On the Existence of Free Ultrafilters on $\omega $ and on Russell-sets in ZF
Tom 63 / 2015
Streszczenie
In $\mathbf{ZF}$ (i.e. Zermelo–Fraenkel set theory without the Axiom of Choice $\mathbf{AC}$), we investigate the relationship between $\mathbf{UF}(\omega)$ (there exists a free ultrafilter on $\omega$) and the statements ‶there exists a free ultrafilter on every Russell-set″ and ‶there exists a Russell-set $A$ and a free ultrafilter $\mathcal F$ on $A$″. We establish the following results: 1. $\mathbf{UF}(\omega)$ implies that there exists a free ultrafilter on every Russell-set. The implication is not reversible in $\mathbf{ZF}$. 2. The statement there exists a free ultrafilter on every Russell-set″ is not provable in $\mathbf{ZF}$. 3. If there exists a Russell-set $A$ and a free ultrafilter on $A$, then $\mathbf{UF}(\omega)$ holds.
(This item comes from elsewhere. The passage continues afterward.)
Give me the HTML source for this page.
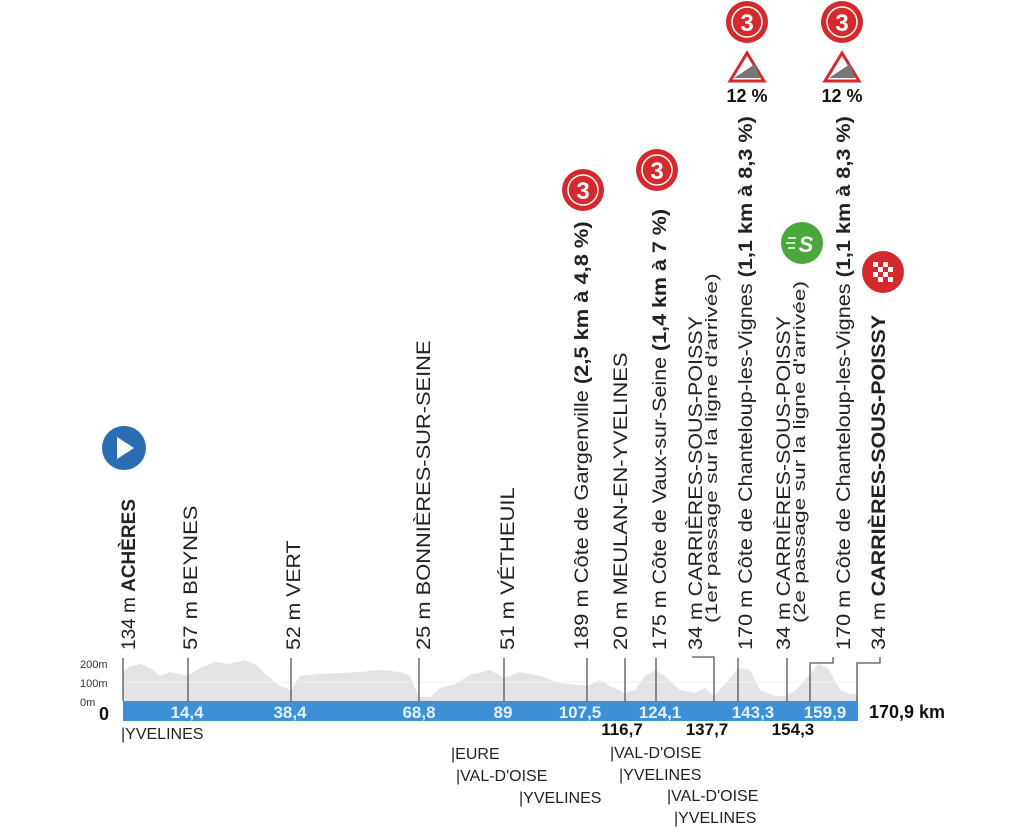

The implication is not reversible in $\mathbf{ZF}$. 4. If there exists a Russell-set $A$ and a free ultrafilter on $A$, then there exists a free ultrafilter on every Russell-set. We also observe the following: (a) The statements $\mathbf{BPI}(\omega)$ (every proper filter on $\omega$ can be extended to an ultrafilter on $\omega$) and ‶there exists a Russell-set $A$ and a free ultrafilter $\mathcal F$ on $A$″ are independent of each other in $\mathbf{ZF}$. (b) The statement ‶there exists a Russell-set and there exists a free ultrafilter on every Russell-set″ is, in $\mathbf{ZF}$, equivalent to ‶there exists a Russell-set $A$ and a free ultrafilter $\mathcal F$ on $A$″. Thus, ‶there exists a Russell-set and there exists a free ultrafilter on every Russell-set″ is also relatively consistent with $\mathbf{ZF}$.